My clowning was greatly to the amusement of a hip young guy called Daryl Pappas, moved to Portugal from L. A., who was taking publicity still photos for the film. When we finished shooting, he was hitting on Juanne. “Are you a virgin?” Juanne: “I’m saving myself for God.” Daryl: “Well, I’m him!” Juanne: “No, God has no head.” Heavy. Juanne’s way of showing heightened sexual interest was to chew her gum a bit faster.

Back at the hotel, I had a few drinks in the hotel bar with Bob. He cheers right up when he’s having drinks or drugs. It would be fun to write an SF story together sometime, he’s an incredible fount of knowledge with an idiosyncratic worldview. A little later, I had dinner at the hotel with Edgar, his wife Marguerite, Terence, Catarina, Bob, and Michael. I had dried fish appetizer (swordfish and lox), some duck breast in a delicious Madeira sauce, and a lot of drinks.

January 12, 1994. Around Lisbon, the Alfama.

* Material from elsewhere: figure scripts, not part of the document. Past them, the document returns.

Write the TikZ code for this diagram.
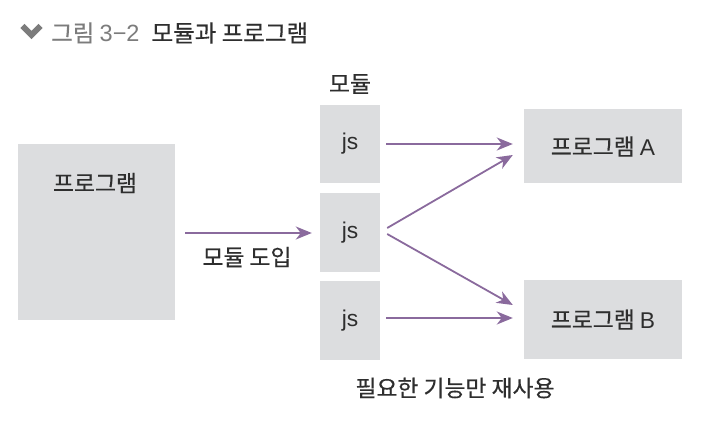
\documentclass[tikz,border=0pt]{standalone}
\usepackage{fontspec}
\setmainfont{Noto Sans CJK KR}[FakeBold=0.5]
\newfontfamily\lat{Liberation Sans}
\usetikzlibrary{arrows.meta}
\definecolor{boxgray}{HTML}{DCDDDF}
\definecolor{arrowpurple}{HTML}{8A6A9D}
\definecolor{txt}{HTML}{2E2E2E}
\definecolor{titlegray}{HTML}{7C7C7C}
\tikzset{
  gbox/.style={fill=boxgray, draw=none, inner sep=0pt, text=txt, font=\fontsize{22.8}{26}\selectfont},
  parrow/.style={draw=arrowpurple, line width=1.8pt, -{Stealth[length=16pt,width=13pt,inset=5pt]}},
  lbl/.style={text=txt, font=\fontsize{22.8}{26}\selectfont, inner sep=0pt},
}
\begin{document}
\begin{tikzpicture}[x=1pt,y=-1pt]
\useasboundingbox (0,0) rectangle (706,430);
% title
\draw[titlegray, line width=6pt, line cap=butt, line join=miter] (22.5,26) -- (31.5,35) -- (40.5,26);
\node[anchor=west, inner sep=0pt, font=\fontsize{23.5}{27}\selectfont] (title) at (51,33) {\textcolor{titlegray}{그림 {\lat 3−2}}\hspace{12pt}\textcolor{txt}{모듈과 프로그램}};
% big program box
\node[gbox, minimum width=157pt, minimum height=176pt] (prog) at (96.5,232) {};
\node[lbl] (progtxt) at (95,183) {프로그램};
% module label
\node[lbl] (modlbl) at (350,84) {모듈};
% js boxes
\node[gbox, minimum width=60pt, minimum height=78pt] (js1) at (350,144) {\lat js};
\node[gbox, minimum width=60pt, minimum height=79pt] (js2) at (350,232.5) {\lat js};
\node[gbox, minimum width=60pt, minimum height=79pt] (js3) at (350,320.5) {\lat js};
% programs A, B
\node[gbox, minimum width=158pt, minimum height=74pt] (pa) at (603,146.5) {프로그램 {\lat A}};
\node[gbox, minimum width=158pt, minimum height=79pt] (pb) at (603,319.5) {프로그램 {\lat B}};
% arrows (yshift is in canvas units: positive = up)
\coordinate (m0) at (185,233);
\draw[parrow] (m0) -- ([xshift=-8pt]js2.west |- m0);
\node[lbl] (mlbl) at (247,257) {모듈 도입};
\draw[parrow] ([xshift=6pt]js1.east) -- ([xshift=-11pt,yshift=2.5pt]pa.west);
\draw[parrow] ([xshift=7pt,yshift=4.5pt]js2.east) -- ([xshift=-11pt,yshift=-8.5pt]pa.west);
\draw[parrow] ([xshift=7pt,yshift=-1.5pt]js2.east) -- ([xshift=-11pt,yshift=14.5pt]pb.west);
\draw[parrow] ([xshift=6pt,yshift=2.5pt]js3.east) -- ([xshift=-11pt,yshift=1.5pt]pb.west);
% bottom label
\node[lbl] (reuse) at (455,388) {필요한 기능만 재사용};
\end{tikzpicture}
\end{document}
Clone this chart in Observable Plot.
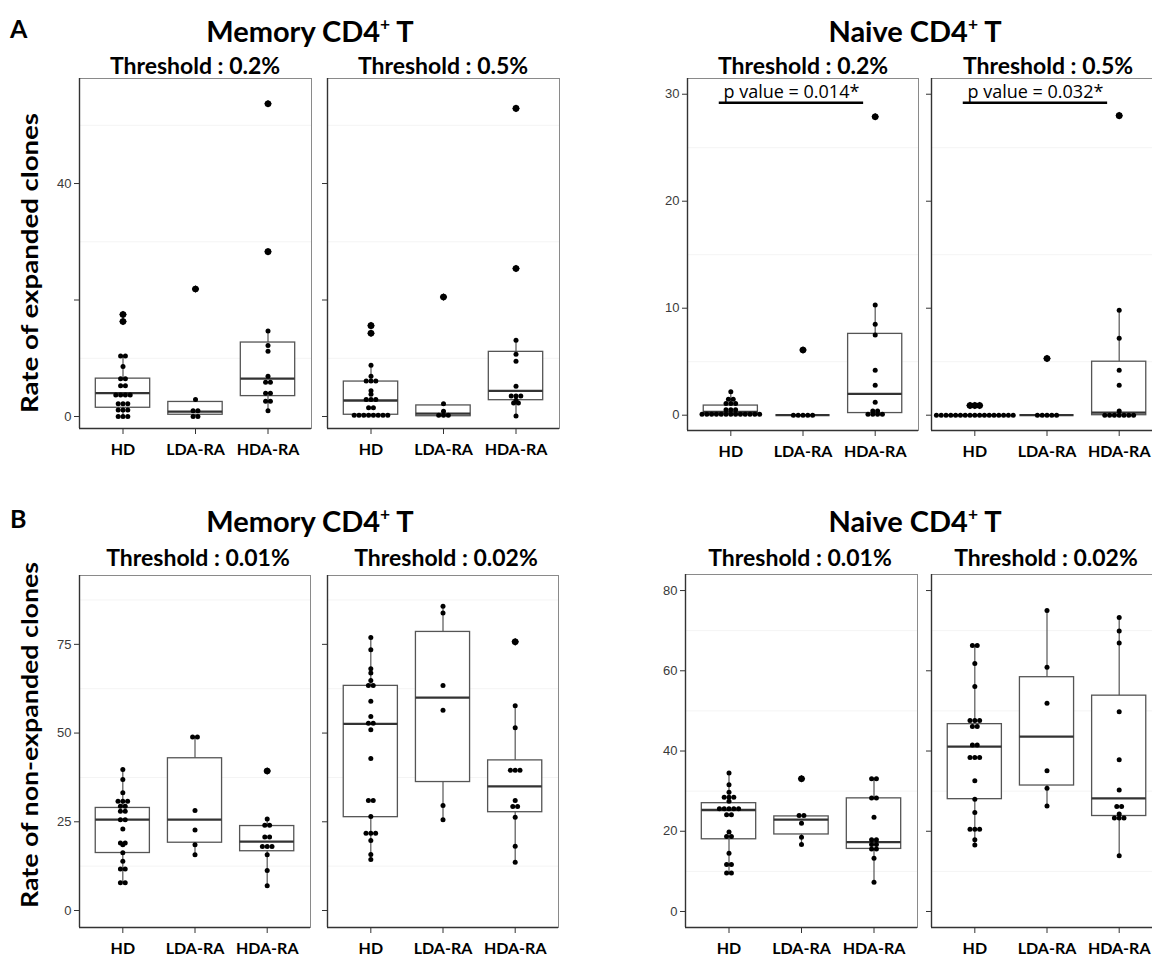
<!DOCTYPE html>
<html><head><meta charset="utf-8">
<script src="https://cdn.jsdelivr.net/npm/d3@7"></script>
<script src="https://cdn.jsdelivr.net/npm/@observablehq/plot@0.6"></script>
<style>
html,body{margin:0;padding:0;background:#fff;overflow:hidden;}
#fig{position:relative;width:1152px;height:958px;overflow:hidden;background:#fff;}
</style></head><body><div id="fig"></div>
<script>
const groups = ["HD", "LDA-RA", "HDA-RA"];

// A: Rate of expanded clones — Memory CD4+ T, threshold 0.2%
const memExp02HD  = [17.5,16.3,10.4,10.4,8.6,6.5,6.5,5.3,5.3,3.7,3.7,3.7,3.7,2.2,2.2,2.2,1.1,1.1,1.1,0,0,0];
const memExp02LDA = [21.9,2.9,1.0,1.0,0,0];
const memExp02HDA = [53.7,28.3,14.7,12.2,11.2,6.9,5.9,5.9,4.0,4.0,2.6,2.6,1.0];
const memExp02Box = [[0,1.5,4.0,6.5,10.4],[0,0.3,0.85,2.5,2.9],[1.0,3.5,6.5,12.7,14.7]]; // [lo,q1,median,q3,hi]
// Memory, threshold 0.5%
const memExp05HD  = [15.6,14.3,8.8,6.9,6.1,6.1,6.1,4.4,3.8,2.9,2.9,2.9,1.5,1.5,0.2,0.2,0.2,0.2,0.2,0.2,0.2,0.2];
const memExp05LDA = [20.5,2.2,0.9,0.2,0.2,0.2];
const memExp05HDA = [52.9,25.4,13.1,10.7,9.5,5.2,3.5,3.5,3.5,2.8,2.3,2.3,0.1];
const memExp05Box = [[0.2,0.3,2.75,6.0,8.8],[0,0.05,0.5,1.9,2.2],[0.1,2.8,4.4,11.1,13.1]];
// Naive, threshold 0.2%
const naiveExp02HD  = [2.2,1.5,1.5,1.1,1.1,1.1,0.5,0.5,0.5,0.1,0.1,0.1,0.1,0.1,0.1,0.1,0.1,0.1,0.1,0.1,0.1,0.1];
const naiveExp02LDA = [6.1,0,0,0,0,0];
const naiveExp02HDA = [27.9,10.3,8.5,7.5,4.2,2.8,1.2,0.4,0.4,0.1,0.1,0.1,0.1];
const naiveExp02Box = [[0.1,0.1,0.3,0.9,2.2],[0,0,0,0,0],[0.1,0.2,2.0,7.6,10.3]];
// Naive, threshold 0.5%
const naiveExp05HD  = [0.9,0.9,0.9,0,0,0,0,0,0,0,0,0,0,0,0,0,0,0,0,0];
const naiveExp05LDA = [5.3,0,0,0,0,0];
const naiveExp05HDA = [28.0,9.8,7.2,4.2,2.8,0.4,0,0,0,0,0,0,0];
const naiveExp05Box = [[0,0,0,0,0],[0,0,0,0,0],[0,0,0.25,5.0,9.8]];
const pValues = ["0.014*", "0.032*"];
const pBracketValue = 29.2;

// B: Rate of non-expanded clones — Memory, threshold 0.01%
const memNon001HD  = [39.7,36.9,33.2,30.8,30.8,30.8,29.4,29.4,28.0,28.0,25.6,25.6,23.0,19.0,19.0,18.5,16.3,13.9,11.7,11.7,7.8,7.8];
const memNon001LDA = [48.9,48.9,28.2,22.7,18.5,15.7];
const memNon001HDA = [39.3,25.8,24.0,24.0,20.7,20.7,18.0,18.0,18.0,15.7,11.3,7.0];
const memNon001Box = [[7.8,16.2,25.6,28.9,39.7],[15.7,19.1,25.6,42.9,48.9],[7.0,16.7,19.4,23.8,25.8]];
// Memory, threshold 0.02%
const memNon002HD  = [76.9,73.5,68.1,66.9,64.8,63.4,63.4,59.0,54.7,52.8,52.8,50.9,42.8,31.0,31.0,26.5,21.8,21.8,21.8,19.7,15.8,14.4];
const memNon002LDA = [85.7,83.8,63.4,56.4,29.6,25.6];
const memNon002HDA = [75.7,57.7,51.5,39.5,39.5,39.5,31.0,29.3,29.3,26.3,18.1,13.6];
const memNon002Box = [[14.4,26.3,52.6,63.3,76.9],[25.6,36.2,60.0,78.5,85.7],[13.6,27.7,35.0,42.3,57.7]];
// Naive, threshold 0.01%
const naiveNon001HD  = [34.5,31.6,29.7,28.5,28.5,28.5,27.5,25.6,25.6,25.6,25.6,25.6,24.1,24.1,19.8,18.7,18.7,14.5,11.7,11.7,9.6,9.6];
const naiveNon001LDA = [33.1,23.9,23.9,22.0,18.5,16.7];
const naiveNon001HDA = [33.1,33.1,28.3,28.3,23.5,17.9,17.9,16.7,16.7,15.6,15.6,13.3,7.3];
const naiveNon001Box = [[9.6,18.0,25.3,27.0,34.5],[16.7,19.2,22.9,23.7,23.9],[7.3,15.6,17.3,28.2,33.1]];
// Naive, threshold 0.02%
const naiveNon002HD  = [66.3,66.3,61.8,56.1,47.6,47.6,47.6,46.1,46.1,41.5,41.5,38.4,38.4,38.4,32.6,28.0,24.7,20.5,20.5,20.5,17.9,16.6];
const naiveNon002LDA = [75.0,60.9,51.9,35.1,30.7,26.3];
const naiveNon002HDA = [73.3,69.9,66.9,49.8,37.8,30.3,26.2,26.2,24.3,23.3,23.3,23.3,13.9];
const naiveNon002Box = [[16.6,28.0,41.1,46.7,66.3],[26.3,31.4,43.6,58.4,75.0],[13.9,23.8,28.2,53.8,73.3]];

const fig = document.getElementById("fig");

function makePanel(cfg) {
  const ml = 38, mr = 4, mt = 4, mb = 44;
  const pxPerUnit = cfg.w / 3.2;
  const step = 4.8 / pxPerUnit;
  const pts = [];
  [cfg.hd, cfg.lda, cfg.hda].forEach((vals, gi) => {
    const counts = d3.rollup(vals, v => v.length, d => d);
    const seen = new Map();
    const [lo, , , , hi] = cfg.box[gi];
    vals.forEach(v => {
      const n = counts.get(v), k = seen.get(v) || 0;
      seen.set(v, k + 1);
      pts.push({x: gi + 1 + (k - (n - 1) / 2) * step, y: v, out: v > hi + 1e-9 || v < lo - 1e-9});
    });
  });
  const boxes = cfg.box.map(([lo, q1, med, q3, hi], i) => ({g: i + 1, lo, q1, med, q3, hi}));
  const hw = 0.375;
  const marks = [
    Plot.ruleY(cfg.grid, {stroke: "#f4f4f4", strokeWidth: 1}),
    Plot.ruleX(boxes, {x: "g", y1: "lo", y2: "hi", stroke: "#555", strokeWidth: 1.2}),
    Plot.rect(boxes, {x1: d => d.g - hw, x2: d => d.g + hw, y1: "q1", y2: "q3", fill: "white", stroke: "#555", strokeWidth: 1.3}),
    Plot.ruleY(boxes, {y: "med", x1: d => d.g - hw, x2: d => d.g + hw, stroke: "#333", strokeWidth: 2.3}),
    Plot.dot(pts.filter(d => !d.out), {x: "x", y: "y", r: 2.5, fill: "black", stroke: null}),
    Plot.dot(pts.filter(d => d.out), {x: "x", y: "y", r: 3.3, fill: "black", stroke: null}),
    Plot.dot(pts.filter(d => d.out), {x: "x", y: "y", r: 3.4, symbol: "diamond2", fill: "black", stroke: null}),
    Plot.frame({stroke: "#8a8a8a", strokeWidth: 1}),
    Plot.ruleX([0.4], {stroke: "#333", strokeWidth: 1.4}),
    Plot.ruleY([cfg.y[0]], {stroke: "#333", strokeWidth: 1.4}),
    Plot.axisY(cfg.ticks, {anchor: "left", tickSize: 5, tickPadding: 3, label: null,
      tickFormat: cfg.labels ? (cfg.fmt || (d => String(d))) : () => "",
      fontSize: 13, fontFamily: "Liberation Sans, Arial, sans-serif", fill: "#3a3a3a", stroke: "#333"}),
    Plot.axisX([1, 2, 3], {anchor: "bottom", tickSize: 6, tickPadding: 9, label: null,
      tickFormat: d => groups[d - 1], fontSize: 16, fontWeight: "bold", fontFamily: "Lato, sans-serif",
      fill: "black", stroke: "#333"})
  ];
  if (cfg.pval) {
    const x1 = 1 - 0.16, x2 = 3 - 0.16;
    marks.push(Plot.ruleY([pBracketValue], {x1: () => x1, x2: () => x2, stroke: "black", strokeWidth: 2.6}));
    marks.push(Plot.text([cfg.pval], {x: () => (x1 + x2) / 2, y: () => pBracketValue + 0.95,
      text: d => "p value = " + d, fontSize: 18, fontFamily: "Open Sans, sans-serif", fill: "black"}));
  }
  const svg = Plot.plot({
    width: cfg.w + ml + mr, height: cfg.h + mt + mb,
    marginLeft: ml, marginRight: mr, marginTop: mt, marginBottom: mb,
    x: {type: "linear", domain: [0.4, 3.6], axis: null},
    y: {type: "linear", domain: cfg.y, axis: null},
    style: {background: "transparent", overflow: "visible", fontFamily: "Liberation Sans, Arial, sans-serif"},
    marks
  });
  svg.style.position = "absolute";
  svg.style.left = (cfg.left - ml) + "px";
  svg.style.top = (cfg.top - mt) + "px";
  svg.style.maxWidth = "none";
  fig.appendChild(svg);
}

const panels = [
  {hd: memExp02HD, lda: memExp02LDA, hda: memExp02HDA, box: memExp02Box, left: 79, top: 78, w: 232, h: 350,
   y: [-2.06, 58.03], ticks: [0, 20, 40], labels: true, fmt: d => (d === 20 ? "" : String(d)), grid: [10, 30, 50]},
  {hd: memExp05HD, lda: memExp05LDA, hda: memExp05HDA, box: memExp05Box, left: 327, top: 78, w: 232, h: 350,
   y: [-2.06, 58.03], ticks: [0, 20, 40], labels: false, grid: [10, 30, 50]},
  {hd: naiveExp02HD, lda: naiveExp02LDA, hda: naiveExp02HDA, box: naiveExp02Box, left: 687, top: 78, w: 231, h: 352,
   y: [-1.43, 31.47], ticks: [0, 10, 20, 30], labels: true, grid: [5, 15, 25], pval: pValues[0]},
  {hd: naiveExp05HD, lda: naiveExp05LDA, hda: naiveExp05HDA, box: naiveExp05Box, left: 931, top: 78, w: 231, h: 352,
   y: [-1.43, 31.47], ticks: [0, 10, 20, 30], labels: false, grid: [5, 15, 25], pval: pValues[1]},
  {hd: memNon001HD, lda: memNon001LDA, hda: memNon001HDA, box: memNon001Box, left: 79, top: 575, w: 231, h: 352,
   y: [-4.79, 94.4], ticks: [0, 25, 50, 75], labels: true, grid: [12.5, 37.5, 62.5, 87.5]},
  {hd: memNon002HD, lda: memNon002LDA, hda: memNon002HDA, box: memNon002Box, left: 327, top: 575, w: 231, h: 352,
   y: [-4.79, 94.4], ticks: [0, 25, 50, 75], labels: false, grid: [12.5, 37.5, 62.5, 87.5]},
  {hd: naiveNon001HD, lda: naiveNon001LDA, hda: naiveNon001HDA, box: naiveNon001Box, left: 685, top: 574, w: 232, h: 353,
   y: [-3.99, 84.0], ticks: [0, 20, 40, 60, 80], labels: true, grid: [10, 30, 50, 70]},
  {hd: naiveNon002HD, lda: naiveNon002LDA, hda: naiveNon002HDA, box: naiveNon002Box, left: 931, top: 574, w: 231, h: 353,
   y: [-3.99, 84.0], ticks: [0, 20, 40, 60, 80], labels: false, grid: [10, 30, 50, 70]}
];
panels.forEach(makePanel);

// Titles overlay
const ov = d3.select(fig).append("svg")
  .attr("width", 1152).attr("height", 958)
  .style("position", "absolute").style("left", "0px").style("top", "0px")
  .style("pointer-events", "none").style("overflow", "visible");

function label(x, y, text, {size, anchor = "middle", weight = "bold", family = "Lato, sans-serif", len = null, rotate = 0, sup = false}) {
  const t = ov.append("text")
    .attr("x", x).attr("y", y)
    .attr("text-anchor", anchor)
    .attr("font-family", family).attr("font-weight", weight).attr("font-size", size)
    .attr("fill", "black");
  if (rotate) t.attr("transform", `rotate(${rotate},${x},${y})`);
  if (len) t.attr("textLength", len).attr("lengthAdjust", "spacingAndGlyphs");
  if (sup) {
    const [a, b] = text.split("+");
    t.append("tspan").text(a + "");
    t.append("tspan").attr("dy", -size * 0.4).attr("font-size", size * 0.6).text("+");
    t.append("tspan").attr("dy", size * 0.4).text(b);
  } else {
    t.text(text);
  }
}

label(10, 38, "A", {size: 25, anchor: "start"});
label(10, 528, "B", {size: 25, anchor: "start"});
label(310, 42, "Memory CD4+ T", {size: 29, sup: true});
label(915, 42, "Naive CD4+ T", {size: 29, sup: true});
label(310, 532, "Memory CD4+ T", {size: 29, sup: true});
label(915, 532, "Naive CD4+ T", {size: 29, sup: true});
label(195, 74, "Threshold : 0.2%", {size: 23});
label(443, 74, "Threshold : 0.5%", {size: 23});
label(803, 74, "Threshold : 0.2%", {size: 23});
label(1048, 74, "Threshold : 0.5%", {size: 23});
label(198, 566, "Threshold : 0.01%", {size: 23});
label(446, 566, "Threshold : 0.02%", {size: 23});
label(800, 566, "Threshold : 0.01%", {size: 23});
label(1046, 566, "Threshold : 0.02%", {size: 23});
label(38, 263, "Rate of expanded clones", {size: 23, rotate: -90, len: 300});
label(38, 735, "Rate of non-expanded clones", {size: 23, rotate: -90, len: 346});
</script>
</body></html>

I slept late, till 10:30, and woke feeling like shit. In the morning we went out to shoot on location in Lisbon. Terence was friendly and full of gossip about all the
Mondo 2000
people on the way over.

Our first shot was in a giant free-standing outdoor seven-story elevator that goes down a cliff into the shopping district, known as Beixa. I talked a lot to Carlos, he was explaining a headline I saw about a man named Xanana being arrested. What a cool first name. He’s a Portuguese-speaking resident of East Timor who is leading a rebellion against the Indonesian government, who took Timor over about seventeen years ago. The Portuguese are on the side of the rebels, but according to Carlos the U.S. has been on the side of the Indonesian oppressors. Then we walked down the Beixa main street to the dock where the ships used to arrive, the caravals. According to Terence, the king’s men would be right there to take the valuables from the ships as they landed.